| THE REQUEST |
Reproduce exactly, and only, the lines running from the start of the entries below to the line containing "fill=False, edgecolor='#555555', linewidth=0.8))".
━━━
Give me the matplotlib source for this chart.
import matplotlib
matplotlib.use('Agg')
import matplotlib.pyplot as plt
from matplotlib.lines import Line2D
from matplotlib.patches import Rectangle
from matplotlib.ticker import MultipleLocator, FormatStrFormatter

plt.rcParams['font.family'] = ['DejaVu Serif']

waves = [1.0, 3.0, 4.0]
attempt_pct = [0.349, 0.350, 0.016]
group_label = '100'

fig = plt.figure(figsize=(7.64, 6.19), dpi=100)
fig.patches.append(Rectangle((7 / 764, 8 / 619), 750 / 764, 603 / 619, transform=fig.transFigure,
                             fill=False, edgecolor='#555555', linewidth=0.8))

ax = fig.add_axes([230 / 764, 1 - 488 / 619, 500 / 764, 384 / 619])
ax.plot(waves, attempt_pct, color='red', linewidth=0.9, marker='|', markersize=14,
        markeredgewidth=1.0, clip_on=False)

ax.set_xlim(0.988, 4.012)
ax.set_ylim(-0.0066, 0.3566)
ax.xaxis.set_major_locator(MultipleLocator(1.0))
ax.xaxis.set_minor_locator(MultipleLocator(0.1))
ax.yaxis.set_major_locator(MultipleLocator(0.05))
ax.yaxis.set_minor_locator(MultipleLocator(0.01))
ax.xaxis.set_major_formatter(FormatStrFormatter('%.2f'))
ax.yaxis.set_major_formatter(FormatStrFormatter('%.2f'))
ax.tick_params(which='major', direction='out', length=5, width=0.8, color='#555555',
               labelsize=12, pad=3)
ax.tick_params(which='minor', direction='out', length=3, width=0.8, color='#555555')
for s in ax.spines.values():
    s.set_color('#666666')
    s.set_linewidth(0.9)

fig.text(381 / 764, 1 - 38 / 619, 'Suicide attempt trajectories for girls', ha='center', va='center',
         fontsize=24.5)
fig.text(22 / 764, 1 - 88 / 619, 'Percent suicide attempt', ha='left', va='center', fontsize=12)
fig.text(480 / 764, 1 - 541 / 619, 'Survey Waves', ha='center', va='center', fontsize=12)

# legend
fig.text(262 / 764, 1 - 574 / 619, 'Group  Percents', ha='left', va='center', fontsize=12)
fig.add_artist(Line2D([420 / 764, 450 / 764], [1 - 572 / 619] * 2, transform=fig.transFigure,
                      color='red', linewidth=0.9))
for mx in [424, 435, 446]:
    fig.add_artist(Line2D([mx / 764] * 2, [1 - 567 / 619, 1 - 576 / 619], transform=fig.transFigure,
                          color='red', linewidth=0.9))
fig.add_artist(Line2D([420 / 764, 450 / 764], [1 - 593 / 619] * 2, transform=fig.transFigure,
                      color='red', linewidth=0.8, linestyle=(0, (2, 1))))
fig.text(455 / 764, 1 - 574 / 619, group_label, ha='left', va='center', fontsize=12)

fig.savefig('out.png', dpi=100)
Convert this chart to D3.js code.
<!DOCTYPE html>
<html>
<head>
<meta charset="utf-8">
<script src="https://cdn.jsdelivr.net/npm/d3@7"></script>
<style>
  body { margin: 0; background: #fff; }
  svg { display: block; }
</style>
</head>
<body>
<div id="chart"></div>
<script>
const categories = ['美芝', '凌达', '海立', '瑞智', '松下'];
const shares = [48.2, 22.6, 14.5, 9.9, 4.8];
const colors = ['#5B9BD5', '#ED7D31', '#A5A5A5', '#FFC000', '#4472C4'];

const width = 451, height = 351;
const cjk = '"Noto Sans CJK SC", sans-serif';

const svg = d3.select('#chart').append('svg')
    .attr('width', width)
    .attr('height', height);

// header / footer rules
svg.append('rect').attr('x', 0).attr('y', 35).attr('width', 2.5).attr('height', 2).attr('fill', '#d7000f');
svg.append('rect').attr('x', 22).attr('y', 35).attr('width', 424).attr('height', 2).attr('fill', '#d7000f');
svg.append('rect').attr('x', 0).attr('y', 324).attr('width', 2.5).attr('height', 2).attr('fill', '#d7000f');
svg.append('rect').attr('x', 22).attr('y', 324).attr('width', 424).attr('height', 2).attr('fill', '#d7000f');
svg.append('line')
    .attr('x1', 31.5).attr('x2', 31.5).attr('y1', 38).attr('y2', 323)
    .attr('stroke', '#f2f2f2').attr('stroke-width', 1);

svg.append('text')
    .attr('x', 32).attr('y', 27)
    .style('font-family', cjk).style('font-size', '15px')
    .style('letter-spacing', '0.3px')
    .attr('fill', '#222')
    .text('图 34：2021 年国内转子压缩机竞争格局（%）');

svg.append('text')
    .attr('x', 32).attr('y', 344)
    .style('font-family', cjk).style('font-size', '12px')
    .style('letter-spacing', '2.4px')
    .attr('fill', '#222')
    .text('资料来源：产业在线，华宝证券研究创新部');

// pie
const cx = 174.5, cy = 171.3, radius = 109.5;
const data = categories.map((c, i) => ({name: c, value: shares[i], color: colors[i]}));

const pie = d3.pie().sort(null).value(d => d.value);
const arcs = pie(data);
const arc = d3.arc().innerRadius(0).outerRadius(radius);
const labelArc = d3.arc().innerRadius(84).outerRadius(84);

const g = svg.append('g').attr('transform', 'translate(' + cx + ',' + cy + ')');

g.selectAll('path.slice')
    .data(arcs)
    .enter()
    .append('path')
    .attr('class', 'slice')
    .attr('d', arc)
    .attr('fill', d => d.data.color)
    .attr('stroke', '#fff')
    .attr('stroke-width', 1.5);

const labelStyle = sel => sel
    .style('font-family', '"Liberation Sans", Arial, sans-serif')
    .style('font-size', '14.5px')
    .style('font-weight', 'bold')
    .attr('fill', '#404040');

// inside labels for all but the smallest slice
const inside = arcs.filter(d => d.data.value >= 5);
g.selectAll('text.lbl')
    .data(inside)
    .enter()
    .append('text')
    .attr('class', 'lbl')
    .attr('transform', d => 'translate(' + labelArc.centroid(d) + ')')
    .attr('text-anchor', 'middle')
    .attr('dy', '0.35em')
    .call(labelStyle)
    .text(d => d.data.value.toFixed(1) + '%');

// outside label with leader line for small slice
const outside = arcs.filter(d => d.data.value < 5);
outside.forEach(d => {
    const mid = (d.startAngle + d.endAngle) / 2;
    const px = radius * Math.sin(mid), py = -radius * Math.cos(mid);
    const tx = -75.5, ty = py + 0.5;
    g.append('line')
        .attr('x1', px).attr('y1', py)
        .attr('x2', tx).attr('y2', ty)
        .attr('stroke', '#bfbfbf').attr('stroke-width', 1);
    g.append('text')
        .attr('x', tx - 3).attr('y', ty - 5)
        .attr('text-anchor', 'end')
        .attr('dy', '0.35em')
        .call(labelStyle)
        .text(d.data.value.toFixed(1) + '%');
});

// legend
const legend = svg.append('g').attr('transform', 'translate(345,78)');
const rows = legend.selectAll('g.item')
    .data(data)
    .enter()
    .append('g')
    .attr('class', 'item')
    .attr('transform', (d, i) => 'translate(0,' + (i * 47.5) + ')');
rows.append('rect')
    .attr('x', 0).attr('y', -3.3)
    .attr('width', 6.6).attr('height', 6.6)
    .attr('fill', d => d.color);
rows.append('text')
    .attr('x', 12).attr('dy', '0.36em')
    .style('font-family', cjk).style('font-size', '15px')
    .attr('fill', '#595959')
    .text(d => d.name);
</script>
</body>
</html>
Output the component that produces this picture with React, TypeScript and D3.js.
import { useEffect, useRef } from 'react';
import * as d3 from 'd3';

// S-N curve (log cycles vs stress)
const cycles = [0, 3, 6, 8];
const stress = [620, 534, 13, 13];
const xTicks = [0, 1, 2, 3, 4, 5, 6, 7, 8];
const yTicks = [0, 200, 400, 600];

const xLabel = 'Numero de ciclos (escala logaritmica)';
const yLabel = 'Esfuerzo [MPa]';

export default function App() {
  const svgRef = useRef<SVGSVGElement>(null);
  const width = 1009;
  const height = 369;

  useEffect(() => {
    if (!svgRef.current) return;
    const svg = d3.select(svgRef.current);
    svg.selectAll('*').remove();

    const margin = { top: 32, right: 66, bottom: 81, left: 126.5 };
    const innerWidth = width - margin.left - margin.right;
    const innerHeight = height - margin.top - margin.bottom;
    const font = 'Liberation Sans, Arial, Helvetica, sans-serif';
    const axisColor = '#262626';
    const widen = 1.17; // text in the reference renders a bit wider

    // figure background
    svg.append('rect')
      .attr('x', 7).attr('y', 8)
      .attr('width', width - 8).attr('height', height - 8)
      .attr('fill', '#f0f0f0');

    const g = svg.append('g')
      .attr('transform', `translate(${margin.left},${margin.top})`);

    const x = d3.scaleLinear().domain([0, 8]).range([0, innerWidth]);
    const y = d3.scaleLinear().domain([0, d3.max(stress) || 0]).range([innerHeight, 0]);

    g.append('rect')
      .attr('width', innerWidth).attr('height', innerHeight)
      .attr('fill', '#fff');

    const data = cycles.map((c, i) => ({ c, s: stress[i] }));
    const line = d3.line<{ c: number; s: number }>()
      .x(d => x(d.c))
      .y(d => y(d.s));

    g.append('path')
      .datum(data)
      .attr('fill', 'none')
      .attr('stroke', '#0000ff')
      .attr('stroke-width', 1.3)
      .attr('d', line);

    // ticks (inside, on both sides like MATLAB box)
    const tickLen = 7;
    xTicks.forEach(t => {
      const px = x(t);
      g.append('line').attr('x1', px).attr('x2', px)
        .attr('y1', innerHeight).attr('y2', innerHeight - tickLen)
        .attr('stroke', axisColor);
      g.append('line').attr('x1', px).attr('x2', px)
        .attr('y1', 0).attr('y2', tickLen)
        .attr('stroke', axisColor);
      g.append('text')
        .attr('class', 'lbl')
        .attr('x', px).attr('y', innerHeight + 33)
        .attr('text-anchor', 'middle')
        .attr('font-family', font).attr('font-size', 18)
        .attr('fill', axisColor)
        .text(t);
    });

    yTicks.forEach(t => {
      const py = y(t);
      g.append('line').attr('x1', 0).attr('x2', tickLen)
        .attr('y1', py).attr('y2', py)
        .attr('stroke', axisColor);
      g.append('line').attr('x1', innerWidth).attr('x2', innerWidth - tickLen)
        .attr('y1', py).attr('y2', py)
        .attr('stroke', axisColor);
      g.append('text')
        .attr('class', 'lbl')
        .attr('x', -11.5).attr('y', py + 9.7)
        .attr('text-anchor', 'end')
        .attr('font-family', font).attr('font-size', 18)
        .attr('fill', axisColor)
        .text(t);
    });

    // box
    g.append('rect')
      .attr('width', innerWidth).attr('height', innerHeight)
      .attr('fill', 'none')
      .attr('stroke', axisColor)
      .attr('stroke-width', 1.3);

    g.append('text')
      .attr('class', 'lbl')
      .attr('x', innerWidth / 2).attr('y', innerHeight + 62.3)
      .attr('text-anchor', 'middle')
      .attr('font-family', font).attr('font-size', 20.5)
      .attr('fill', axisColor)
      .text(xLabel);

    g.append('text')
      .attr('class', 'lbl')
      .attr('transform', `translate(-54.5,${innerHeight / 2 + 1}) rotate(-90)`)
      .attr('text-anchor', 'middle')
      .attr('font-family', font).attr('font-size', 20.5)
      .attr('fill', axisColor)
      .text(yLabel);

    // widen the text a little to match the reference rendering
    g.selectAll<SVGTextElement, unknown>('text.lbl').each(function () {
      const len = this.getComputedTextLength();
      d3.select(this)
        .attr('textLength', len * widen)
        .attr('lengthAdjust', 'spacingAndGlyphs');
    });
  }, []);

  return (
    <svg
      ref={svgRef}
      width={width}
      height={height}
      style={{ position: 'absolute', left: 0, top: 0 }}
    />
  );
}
━━━
| ANSWER TO THIS TASK |
Give me the matplotlib source for this chart.
import matplotlib
matplotlib.use('Agg')
import matplotlib.pyplot as plt
from matplotlib.lines import Line2D
from matplotlib.patches import Rectangle
from matplotlib.ticker import MultipleLocator, FormatStrFormatter

plt.rcParams['font.family'] = ['DejaVu Serif']

waves = [1.0, 3.0, 4.0]
attempt_pct = [0.349, 0.350, 0.016]
group_label = '100'

fig = plt.figure(figsize=(7.64, 6.19), dpi=100)
fig.patches.append(Rectangle((7 / 764, 8 / 619), 750 / 764, 603 / 619, transform=fig.transFigure,
                             fill=False, edgecolor='#555555', linewidth=0.8))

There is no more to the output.